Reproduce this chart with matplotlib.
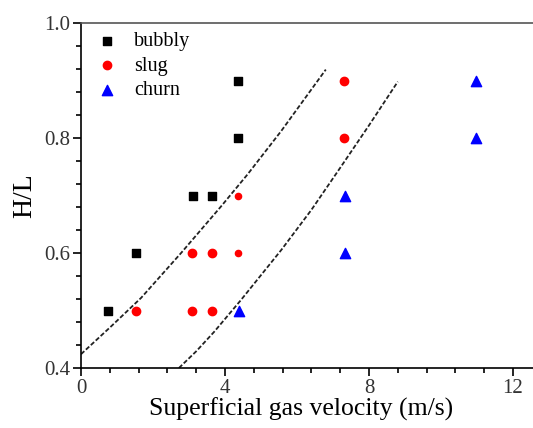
import matplotlib
matplotlib.use("Agg")
import matplotlib.pyplot as plt
from matplotlib.ticker import MultipleLocator, FormatStrFormatter

plt.rcParams['font.family'] = ['Liberation Serif', 'DejaVu Serif']

bubbly_x = [0.74, 1.53, 3.10, 3.63, 4.36, 4.36]
bubbly_y = [0.5, 0.6, 0.7, 0.7, 0.9, 0.8]

slug_x = [1.53, 3.09, 3.63, 3.09, 3.63, 7.31, 7.31]
slug_y = [0.5, 0.5, 0.5, 0.6, 0.6, 0.9, 0.8]
slug_small_x = [4.36, 4.36]
slug_small_y = [0.6, 0.7]

churn_x = [4.38, 7.33, 7.33, 10.97, 10.97]
churn_y = [0.5, 0.7, 0.6, 0.9, 0.8]

line1_x = [0.0, 0.83, 1.67, 2.78, 3.89, 4.63, 5.56, 6.80]
line1_y = [0.424, 0.472, 0.522, 0.600, 0.681, 0.737, 0.812, 0.919]
line2_x = [2.72, 3.2, 3.70, 4.44, 5.56, 6.4, 7.22, 8.0, 8.8]
line2_y = [0.400, 0.429, 0.463, 0.518, 0.605, 0.675, 0.750, 0.822, 0.898]

fig = plt.figure(figsize=(5.33, 4.28), dpi=100)
ax = fig.add_axes([81/533, 60/428, 468/533, 345/428])

ax.plot(line1_x, line1_y, color='#222222', linestyle=(0, (2.5, 1.2)), linewidth=1.3)
ax.plot(line2_x, line2_y, color='#222222', linestyle=(0, (2.5, 1.2)), linewidth=1.3)

ax.scatter(bubbly_x, bubbly_y, marker='s', s=32, color='black', label='bubbly', zorder=3)
ax.scatter(slug_x, slug_y, marker='o', s=36, color='red', label='slug', zorder=3)
ax.scatter(slug_small_x, slug_small_y, marker='o', s=20, color='red', zorder=3)
ax.scatter(churn_x, churn_y, marker='^', s=55, color='blue', label='churn', zorder=3)

ax.set_xlim(0, 13)
ax.set_ylim(0.4, 1.0)
ax.xaxis.set_major_locator(MultipleLocator(4))
ax.xaxis.set_minor_locator(MultipleLocator(0.8))
ax.yaxis.set_major_locator(MultipleLocator(0.2))
ax.yaxis.set_minor_locator(MultipleLocator(0.04))
ax.yaxis.set_major_formatter(FormatStrFormatter('%.1f'))
ax.xaxis.set_major_formatter(FormatStrFormatter('%d'))

ax.tick_params(axis='both', which='major', direction='out', length=6, width=1.2,
               labelsize=15, labelcolor='#333333', pad=2)
ax.tick_params(axis='both', which='minor', direction='out', length=3.5, width=1.2)
ax.spines['right'].set_visible(False)
for s in ['left', 'bottom', 'top']:
    ax.spines[s].set_linewidth(1.2)
ax.spines['top'].set_color('#555555')

ax.set_xlabel('Superficial gas velocity (m/s)', fontsize=18.5)
ax.xaxis.set_label_coords(0.47, -0.085)
ax.set_ylabel('H/L', fontsize=20, labelpad=5)

ax.legend(loc='upper left', frameon=False, fontsize=14.5, handletextpad=0.5,
          borderaxespad=0.05, labelspacing=0.27, handlelength=1.7,
          bbox_to_anchor=(0.0, 1.0))

fig.savefig('out.png', dpi=100)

+++++

YOUR OBJECTIVE ▸ Reproduce the material above from its first line through the line containing "slug_small_y = [0.6, 0.7]", both ends included, and skip every picture.

REPLY ▸
Reproduce this chart with matplotlib.
import matplotlib
matplotlib.use("Agg")
import matplotlib.pyplot as plt
from matplotlib.ticker import MultipleLocator, FormatStrFormatter

plt.rcParams['font.family'] = ['Liberation Serif', 'DejaVu Serif']

bubbly_x = [0.74, 1.53, 3.10, 3.63, 4.36, 4.36]
bubbly_y = [0.5, 0.6, 0.7, 0.7, 0.9, 0.8]

slug_x = [1.53, 3.09, 3.63, 3.09, 3.63, 7.31, 7.31]
slug_y = [0.5, 0.5, 0.5, 0.6, 0.6, 0.9, 0.8]
slug_small_x = [4.36, 4.36]
slug_small_y = [0.6, 0.7]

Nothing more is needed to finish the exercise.